Le mirage de la réciprocité

L’UE aime se penser à l’avant-garde des normes. Après des années d’atermoiements, la commission rouvre le chantier sensible du bien-être animal. Consultation publique, calendrier législatif fixé à 2026, axes de réforme déjà esquissés : fin progressive des cages, interdiction du broyage des poussins mâles, simplification des règles grâce à des indicateurs harmonisés, recours aux outils numériques pour garantir transparence et efficacité. Sur le papier, l’ambition est claire : réconcilier les impératifs éthiques des citoyens européens avec la compétitivité d’un secteur agricole fragilisé.
Mais au-delà des intentions, une question demeure : celle de la réciprocité. L’idée d’imposer aux produits importés les mêmes exigences qu’aux filières européennes revient à intervalles réguliers dans le débat. Ce principe de symétrie des normes séduit par sa logique et rassure des agriculteurs qui redoutent d’être sacrifiés sur l’autel de la vertu. Hélas, l’expérience montre qu’il s’agit trop souvent d’un vœu pieux.
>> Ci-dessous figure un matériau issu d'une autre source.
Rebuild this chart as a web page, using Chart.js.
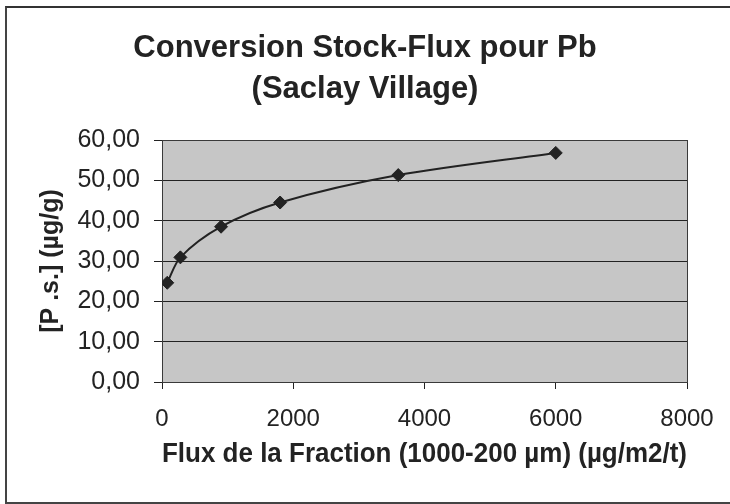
<!DOCTYPE html>
<html lang="fr">
<head>
<meta charset="utf-8">
<title>Conversion Stock-Flux pour Pb</title>
<script src="https://cdn.jsdelivr.net/npm/chart.js@4/dist/chart.umd.min.js"></script>
<style>
  html, body { margin: 0; padding: 0; background: #fff; }
  #wrap { position: relative; width: 730px; height: 504px; overflow: hidden; }
  #frame {
    position: absolute; left: 5px; top: 6px; width: 740px; height: 494px;
    border-top: 2px solid #333; border-left: 2px solid #444; border-bottom: 2px solid #444;
  }
  canvas { position: absolute; left: 0; top: 0; }
</style>
</head>
<body>
<div id="wrap">
  <div id="frame"></div>
  <canvas id="stockFlux" width="730" height="504"></canvas>
</div>
<script>
// Saclay Village, Pb: flux of the 1000-200 µm fraction vs. stock concentration
const fluxValues = [80, 280, 900, 1800, 3600, 6000];
const leadValues = [24.6, 30.9, 38.5, 44.5, 51.3, 56.8];
const xTicks = [0, 2000, 4000, 6000, 8000];
const yTicks = [0, 10, 20, 30, 40, 50, 60];

const titleLines = ['Conversion Stock-Flux pour Pb', '(Saclay Village)'];
const xTitle = 'Flux de la Fraction (1000-200 µm) (µg/m2/t)';
const yTitle = '[P .s.] (µg/g)';

const FONT = "'Liberation Sans', Arial, sans-serif";
const INK = '#232323';

Chart.defaults.font.family = FONT;
Chart.defaults.color = INK;

// grey plot background plus a frame round the plot area
const plotArea = {
  id: 'plotArea',
  beforeDraw(chart) {
    const { ctx, chartArea: a } = chart;
    ctx.save();
    ctx.fillStyle = '#c6c6c6';
    ctx.fillRect(a.left, a.top, a.right - a.left, a.bottom - a.top);
    ctx.restore();
  },
  beforeDatasetsDraw(chart) {
    const { ctx, chartArea: a } = chart;
    ctx.save();
    ctx.strokeStyle = '#3a3a3a';
    ctx.lineWidth = 1;
    ctx.strokeRect(a.left + 0.5, a.top + 0.5, a.right - a.left, a.bottom - a.top);
    ctx.restore();
  }
};

const points = fluxValues.map((x, i) => ({ x, y: leadValues[i] }));

new Chart(document.getElementById('stockFlux'), {
  type: 'scatter',
  data: {
    datasets: [{
      data: points,
      showLine: true,
      tension: 0.3,
      borderColor: '#222',
      borderWidth: 2,
      pointStyle: 'rectRot',
      pointRadius: 6.5,
      pointBackgroundColor: '#222',
      pointBorderColor: '#222',
      pointBorderWidth: 1
    }]
  },
  options: {
    responsive: false,
    animation: false,
    layout: { padding: 0 },
    plugins: {
      legend: { display: false },
      tooltip: { enabled: false },
      title: {
        display: true,
        text: titleLines,
        color: INK,
        font: { size: 31, weight: 'bold', lineHeight: 41 / 31 },
        padding: { top: 28, bottom: 30 }
      }
    },
    scales: {
      x: {
        type: 'linear',
        min: 0,
        max: 8000,
        afterBuildTicks(scale) { scale.ticks = xTicks.map(v => ({ value: v })); },
        afterFit(scale) { scale.height = 122; },
        border: { color: '#222', width: 1 },
        grid: { drawOnChartArea: false, drawTicks: true, tickLength: 7, color: '#222' },
        ticks: {
          padding: 16,
          font: { size: 24 },
          color: INK,
          callback: v => String(v)
        },
        title: {
          display: true,
          text: xTitle,
          color: INK,
          font: { size: 27, weight: 'bold' },
          padding: { top: 0, bottom: 33 }
        }
      },
      y: {
        type: 'linear',
        min: 0,
        max: 60,
        afterBuildTicks(scale) { scale.ticks = yTicks.map(v => ({ value: v })); },
        afterFit(scale) { scale.width = 162; },
        border: { color: '#222', width: 1 },
        grid: { color: '#222', lineWidth: 1, drawTicks: true, tickLength: 8 },
        ticks: {
          padding: 14,
          font: { size: 25 },
          color: INK,
          callback: v => v.toFixed(2).replace('.', ',')
        },
        title: {
          display: true,
          text: yTitle,
          color: INK,
          font: { size: 25, weight: 'bold' },
          padding: { top: 36, bottom: 0 }
        }
      },
      // empty strip on the right so the plot ends short of the frame
      yRight: {
        position: 'right',
        min: 0,
        max: 60,
        afterFit(scale) { scale.width = 43; },
        border: { display: false },
        grid: { display: false },
        ticks: { display: false }
      }
    }
  },
  plugins: [plotArea]
});
</script>
</body>
</html>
Dans les négociations commerciales menées par la commission, on pense bien sûr à l’accord de libre-échange négocié avec les pays du Mercosur, l’ouverture des marchés prime presque toujours sur l’alignement des standards. Les promesses de conditions équivalentes se diluent dans des annexes techniques ou des contrôles lacunaires, loin de l’idéal proclamé. Il y a là toute l’ambiguïté de la démarche européenne : la commission, qui se veut gardienne des valeurs, est aussi négociatrice commerciale. Dans les traités qu’elle conclut, l’ouverture des marchés prend le pas sur l’alignement des normes. Les standards européens deviennent une variable d’ajustement, tolérée dans le discours, sacrifiée dans la pratique. L’agriculture européenne se retrouve dès lors prise dans un paradoxe : sommée de se transformer, d’investir et d’assumer de nouveaux coûts pour répondre à des attentes sociétales légitimes, elle doit affronter, sur ses propres marchés, des produits importés qui échappent en grande partie à ces contraintes. Une distorsion qui nourrit le sentiment d’injustice, fragilise la compétitivité et alimente le malaise d’un monde agricole déjà sous tension.
À l’heure où le respect du vivant s’impose comme un enjeu majeur, l’UE doit assumer ses contradictions. Soit elle érige ses principes en clauses non négociables de ses accords commerciaux, quitte à renoncer à certains partenariats, soit elle accepte que son exemplarité demeure domestique et cesse de nourrir l’illusion d’une réciprocité introuvable. Entre ces deux voies, il n’y a que la rhétorique des compromis, qui mine peu à peu la crédibilité de la parole européenne.